We know that children will feel most safe, secure and successful when the adults in their lives are responsive, attentive and supportive, demonstrated when adults listen to children, and are interested in what children do, say and produce.

This means that a family’s socio-economic circumstances will have little to do with a child’s future success when parents and carers actively engage with their child’s development, when they provide a language-rich, nurturing environment that enables their child to be curious and confident about the world around them.

In this way, the research evidence is very clear that what parents do with their children in the home learning environment is more important than who parents are.

When parents and carers provide their children with a caring and stable home learning environment, the types of activities proven to support a child’s language development are reading together with a parent or carer, painting and drawing, playing with letters, numbers and shapes, singing songs and nursery rhymes and visiting the library.

Although there will be other activities available to children and their families at home, it’s important for parents and carers to know that a focus on these language and literacy activities that have the greatest impact on later child outcomes.

The importance of reading

Reading to very young children, and reading books with toddlers and pre-schoolers, presents a gateway to the type of serve-and-return conversations between children and their parents and carers, essential to children’s language development.

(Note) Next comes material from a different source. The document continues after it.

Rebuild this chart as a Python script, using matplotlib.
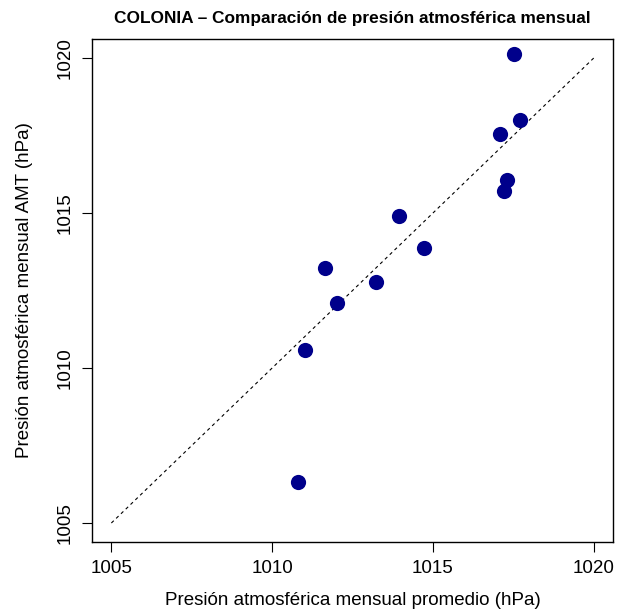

When parents and carers take the time over a shared book to discuss what’s on the page and talk to their child about the words, images and story they are reading together, children’s expressive language ability can be greatly boosted.

Research indicates that children who have been read to using an active or ‘dialogic’ reading technique have more developed language skills than those children who are only asked to listen as the adult reads.

A simple way to prompt this type of reading with your child is to ask open-ended questions about what you both see on a page like “What do you think is going here?”, “Why do you think that happened?”, “Where do you think they are going?”.

Sharing songs and nursery rhymes with children is another playful way to introduce new words, sounds and the rhythm and structure of language. Supporting children to understand the sequence of a story is important to a child being able to repeat a rhyme or longer story and to anticipate what comes next. Counting and playing games with numbers with young children is similarly helpful in helping children to develop their numeracy skills.

Both the quality and quantity of words a child hears in the early years is important with studies describing the development of children’s vocabulary over time. For example, we know that children’s vocabulary at around 30 months is influenced by the quantity of words in the year before.

At 42 months, children’s vocabulary is influenced by parents and carers using more sophisticated language in the year before.

By the time children are four and half years old, children are reaping the benefits of the stories and conversations they’ve engaged with over the past year in being able to understand and talk about things in the past and in the future.

In essence, when parents and carers talk, read and play with their children every day, they are setting their children up for successful learning and life.

If you are looking for more ideas and activities to support your child’s early learning, talk to your child’s educator as they will be happy to exchange ideas with you on supporting your child’s language development.